YOUR TASK: Word for word, transcribe the lines below and drop the pictures.
※
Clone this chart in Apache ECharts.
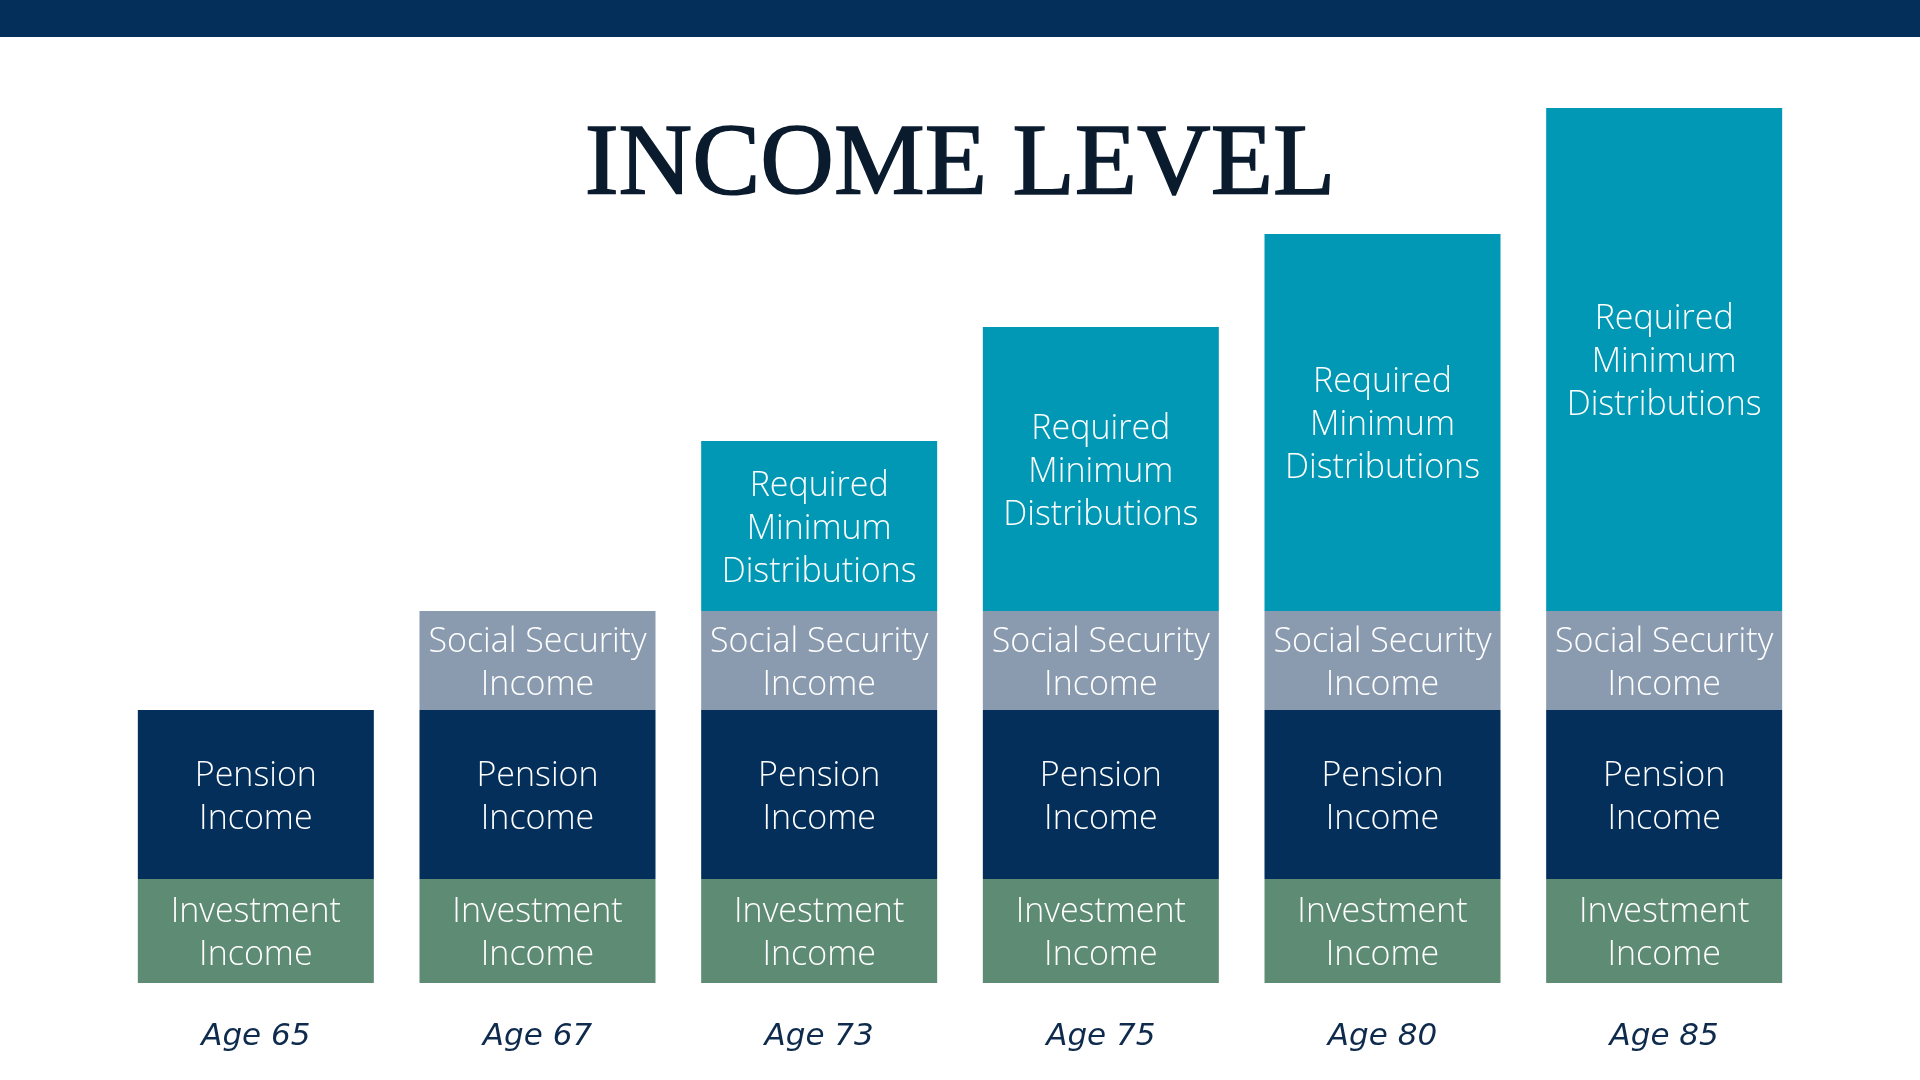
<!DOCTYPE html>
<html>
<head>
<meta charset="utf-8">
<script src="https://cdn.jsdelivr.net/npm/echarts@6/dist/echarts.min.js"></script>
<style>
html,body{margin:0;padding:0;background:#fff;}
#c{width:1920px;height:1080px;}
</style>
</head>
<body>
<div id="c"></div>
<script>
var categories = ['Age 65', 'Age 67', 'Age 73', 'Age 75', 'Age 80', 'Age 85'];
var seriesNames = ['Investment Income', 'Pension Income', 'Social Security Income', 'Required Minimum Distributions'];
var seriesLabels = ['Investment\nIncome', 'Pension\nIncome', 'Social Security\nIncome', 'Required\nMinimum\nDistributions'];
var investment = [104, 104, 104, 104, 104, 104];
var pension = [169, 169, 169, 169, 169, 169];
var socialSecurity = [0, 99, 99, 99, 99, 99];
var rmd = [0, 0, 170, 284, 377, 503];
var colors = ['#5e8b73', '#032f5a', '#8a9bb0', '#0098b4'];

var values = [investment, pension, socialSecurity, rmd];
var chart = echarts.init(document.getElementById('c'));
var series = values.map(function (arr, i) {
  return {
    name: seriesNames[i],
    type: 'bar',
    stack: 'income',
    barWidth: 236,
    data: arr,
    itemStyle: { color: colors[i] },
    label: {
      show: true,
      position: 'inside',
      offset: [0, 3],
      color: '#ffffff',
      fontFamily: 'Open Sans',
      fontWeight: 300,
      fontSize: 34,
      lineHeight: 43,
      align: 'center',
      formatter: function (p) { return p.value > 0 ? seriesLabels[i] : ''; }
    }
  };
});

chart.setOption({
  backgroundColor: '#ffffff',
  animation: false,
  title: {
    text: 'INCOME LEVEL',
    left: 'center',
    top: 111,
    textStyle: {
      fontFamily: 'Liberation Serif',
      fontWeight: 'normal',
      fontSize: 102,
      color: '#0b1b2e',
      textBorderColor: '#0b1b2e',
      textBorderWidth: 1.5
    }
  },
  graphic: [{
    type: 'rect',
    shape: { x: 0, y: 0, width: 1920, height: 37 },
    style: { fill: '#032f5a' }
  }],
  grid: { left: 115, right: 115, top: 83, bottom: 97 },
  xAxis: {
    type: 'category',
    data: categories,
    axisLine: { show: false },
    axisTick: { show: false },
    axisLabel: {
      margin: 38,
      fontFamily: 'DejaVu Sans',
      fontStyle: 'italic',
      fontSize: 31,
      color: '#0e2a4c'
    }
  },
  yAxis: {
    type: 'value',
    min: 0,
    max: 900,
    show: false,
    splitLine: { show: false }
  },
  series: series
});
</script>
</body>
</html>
※
WRITTEN RESPONSE:
Clone this chart in Apache ECharts.
<!DOCTYPE html>
<html>
<head>
<meta charset="utf-8">
<script src="https://cdn.jsdelivr.net/npm/echarts@6/dist/echarts.min.js"></script>
<style>
html,body{margin:0;padding:0;background:#fff;}
#c{width:1920px;height:1080px;}
</style>
</head>
<body>
<div id="c"></div>
<script>
var categories = ['Age 65', 'Age 67', 'Age 73', 'Age 75', 'Age 80', 'Age 85'];
var seriesNames = ['Investment Income', 'Pension Income', 'Social Security Income', 'Required Minimum Distributions'];
var seriesLabels = ['Investment\nIncome', 'Pension\nIncome', 'Social Security\nIncome', 'Required\nMinimum\nDistributions'];
var investment = [104, 104, 104, 104, 104, 104];
var pension = [169, 169, 169, 169, 169, 169];
var socialSecurity = [0, 99, 99, 99, 99, 99];
var rmd = [0, 0, 170, 284, 377, 503];
var colors = ['#5e8b73', '#032f5a', '#8a9bb0', '#0098b4'];

var values = [investment, pension, socialSecurity, rmd];
var chart = echarts.init(document.getElementById('c'));
var series = values.map(function (arr, i) {
  return {
    name: seriesNames[i],
    type: 'bar',
    stack: 'income',
    barWidth: 236,
    data: arr,
    itemStyle: { color: colors[i] },
    label: {
      show: true,
      position: 'inside',
      offset: [0, 3],
      color: '#ffffff',
      fontFamily: 'Open Sans',
      fontWeight: 300,
      fontSize: 34,
      lineHeight: 43,
      align: 'center',
      formatter: function (p) { return p.value > 0 ? seriesLabels[i] : ''; }
    }
  };
});

chart.setOption({
  backgroundColor: '#ffffff',
  animation: false,
  title: {
    text: 'INCOME LEVEL',
    left: 'center',
    top: 111,
    textStyle: {
      fontFamily: 'Liberation Serif',
      fontWeight: 'normal',
      fontSize: 102,
      color: '#0b1b2e',
      textBorderColor: '#0b1b2e',
      textBorderWidth: 1.5
    }
  },
  graphic: [{
    type: 'rect',
    shape: { x: 0, y: 0, width: 1920, height: 37 },
    style: { fill: '#032f5a' }
  }],
  grid: { left: 115, right: 115, top: 83, bottom: 97 },
  xAxis: {
    type: 'category',
    data: categories,
    axisLine: { show: false },
    axisTick: { show: false },
    axisLabel: {
      margin: 38,
      fontFamily: 'DejaVu Sans',
      fontStyle: 'italic',
      fontSize: 31,
      color: '#0e2a4c'
    }
  },
  yAxis: {
    type: 'value',
    min: 0,
    max: 900,
    show: false,
    splitLine: { show: false }
  },
  series: series
});
</script>
</body>
</html>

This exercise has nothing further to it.